Es wurde auch im Artikel darüber berichtet, dass in Ungarn Angehörige von Roma angegriffen wurden und sechs Menschen ums Leben gekommen sind.” Neo-fascist thugs attacked Roma families, killing six people in a series of murders”. Erstens ist dies nicht in Budapest passiert. Also ist es unklar ob jetzt nur in Budapest, oder überall in Ungarn Antisemitismus herrscht, geschweige denn Rassismus, was hier eher der Fall wäre. Zweitens waren die Täter keine Neofaschisten, sondern normale Menschen, die mit anderen Menschen (die zufällig Roma waren) ihren Konflikt auf einer primitiven Ebene gelöst haben. So etwas kommt überall auf der Welt vor, auch in Deutschland. Drittens sollte man als Journalist bei Anschuldigungen Objektivität bewahren und in diesem Zusammenhang sorgfältig nachrecherchieren weshalb solche Dinge passieren. Konflikte beruhen zumeist auf Gegenseitigkeit. Ansonsten entsprach alles den Tatsachen, die Herr Follath diesbezüglich behauptete.

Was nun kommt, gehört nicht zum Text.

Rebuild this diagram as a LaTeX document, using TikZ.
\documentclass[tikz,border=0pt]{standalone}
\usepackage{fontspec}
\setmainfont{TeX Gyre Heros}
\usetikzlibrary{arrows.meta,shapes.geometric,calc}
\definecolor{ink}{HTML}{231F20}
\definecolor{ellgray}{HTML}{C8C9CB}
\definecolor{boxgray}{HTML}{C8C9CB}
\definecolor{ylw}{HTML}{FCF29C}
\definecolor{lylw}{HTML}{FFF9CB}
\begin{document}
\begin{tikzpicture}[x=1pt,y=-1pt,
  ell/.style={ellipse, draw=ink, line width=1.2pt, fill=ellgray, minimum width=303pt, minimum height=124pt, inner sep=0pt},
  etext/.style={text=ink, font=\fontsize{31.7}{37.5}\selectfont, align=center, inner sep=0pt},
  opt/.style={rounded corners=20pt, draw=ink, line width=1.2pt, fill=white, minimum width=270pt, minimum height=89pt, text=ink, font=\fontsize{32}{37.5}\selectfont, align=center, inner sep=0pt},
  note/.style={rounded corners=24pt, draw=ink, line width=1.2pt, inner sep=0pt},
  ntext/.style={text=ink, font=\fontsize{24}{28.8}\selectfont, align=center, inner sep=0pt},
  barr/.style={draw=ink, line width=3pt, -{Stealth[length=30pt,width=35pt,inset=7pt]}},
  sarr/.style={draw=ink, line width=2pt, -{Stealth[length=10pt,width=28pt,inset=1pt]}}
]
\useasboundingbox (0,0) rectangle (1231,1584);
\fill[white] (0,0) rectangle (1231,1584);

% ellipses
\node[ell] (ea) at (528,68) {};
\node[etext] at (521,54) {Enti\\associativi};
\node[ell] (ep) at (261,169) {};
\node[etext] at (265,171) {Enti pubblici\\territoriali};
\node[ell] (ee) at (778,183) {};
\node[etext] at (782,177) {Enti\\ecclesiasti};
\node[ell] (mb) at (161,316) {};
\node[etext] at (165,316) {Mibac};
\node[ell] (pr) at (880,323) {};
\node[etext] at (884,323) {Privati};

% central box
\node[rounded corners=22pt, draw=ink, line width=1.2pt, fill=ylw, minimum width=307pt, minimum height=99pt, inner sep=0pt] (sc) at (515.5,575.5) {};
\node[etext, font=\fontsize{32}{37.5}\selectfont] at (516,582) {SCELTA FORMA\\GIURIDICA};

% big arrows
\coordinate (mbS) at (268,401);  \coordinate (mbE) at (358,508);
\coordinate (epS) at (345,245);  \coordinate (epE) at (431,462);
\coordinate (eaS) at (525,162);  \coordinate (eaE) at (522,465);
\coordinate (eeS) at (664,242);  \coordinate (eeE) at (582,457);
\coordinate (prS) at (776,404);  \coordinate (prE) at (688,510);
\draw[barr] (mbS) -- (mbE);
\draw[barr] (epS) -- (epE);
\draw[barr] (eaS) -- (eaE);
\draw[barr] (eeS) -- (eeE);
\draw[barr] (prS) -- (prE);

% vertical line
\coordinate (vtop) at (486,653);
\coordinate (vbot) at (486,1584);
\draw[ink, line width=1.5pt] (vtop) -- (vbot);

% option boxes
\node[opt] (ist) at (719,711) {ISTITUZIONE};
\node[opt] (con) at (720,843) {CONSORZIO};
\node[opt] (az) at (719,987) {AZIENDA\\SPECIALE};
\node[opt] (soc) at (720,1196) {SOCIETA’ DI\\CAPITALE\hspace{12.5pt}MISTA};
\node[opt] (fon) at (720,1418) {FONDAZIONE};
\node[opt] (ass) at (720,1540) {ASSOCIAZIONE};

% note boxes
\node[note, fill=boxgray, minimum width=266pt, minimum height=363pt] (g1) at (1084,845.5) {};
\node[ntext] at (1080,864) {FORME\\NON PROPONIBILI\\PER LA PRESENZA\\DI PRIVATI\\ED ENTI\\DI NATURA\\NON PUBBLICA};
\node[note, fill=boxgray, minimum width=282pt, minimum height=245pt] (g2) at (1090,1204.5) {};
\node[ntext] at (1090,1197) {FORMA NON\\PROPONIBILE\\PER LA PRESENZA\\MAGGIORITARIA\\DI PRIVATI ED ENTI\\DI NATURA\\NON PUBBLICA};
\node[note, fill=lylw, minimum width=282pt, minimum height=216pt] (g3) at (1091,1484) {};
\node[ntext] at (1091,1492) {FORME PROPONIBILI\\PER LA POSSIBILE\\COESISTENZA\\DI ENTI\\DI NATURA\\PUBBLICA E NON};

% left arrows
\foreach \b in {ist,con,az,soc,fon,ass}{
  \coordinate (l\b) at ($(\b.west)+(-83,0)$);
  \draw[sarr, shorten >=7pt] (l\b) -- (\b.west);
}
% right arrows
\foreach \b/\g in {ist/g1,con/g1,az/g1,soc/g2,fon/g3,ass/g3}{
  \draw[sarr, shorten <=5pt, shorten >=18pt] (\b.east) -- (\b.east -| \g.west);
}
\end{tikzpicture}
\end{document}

Zusammengefasst könnte das Rezept für einen wertlosen Artikel so aussehen: Man nehme eine banale Theorie und eine Stadt dazu. Man befrage vier Menschen von den 1.7 Millionen Einwohnern der Stadt, möglichst diejenigen, die extremistisch denken. Man bekäme zum einen die erwartete Antwort, deren Wahrheit ziemlich fraglich ist und schon ist die Theorie bestätigt. Man suche sich eine Zeitung aus, die ums Überleben kämpft und veröffentlicht alles, was ein bisschen Aufregung erzeugen kann und verkaufe solche Geschichte an diese.

Antiseminismus gibt es überall. In Ungarn, in Deutschland, auf jedem Ort der Welt, genauso wie Rassismus. In einer der Toiletten der Universität Trier steht zum Beispiel: „Ausländer raus!” Soll ich auch ein Artikel darüber veröffentlichen, dass an der Universität Trier Rassismus herrscht? Das tue ich nicht, denn es wäre genauso Inkompetent wie Herr Follaths Artikel im Spiegel.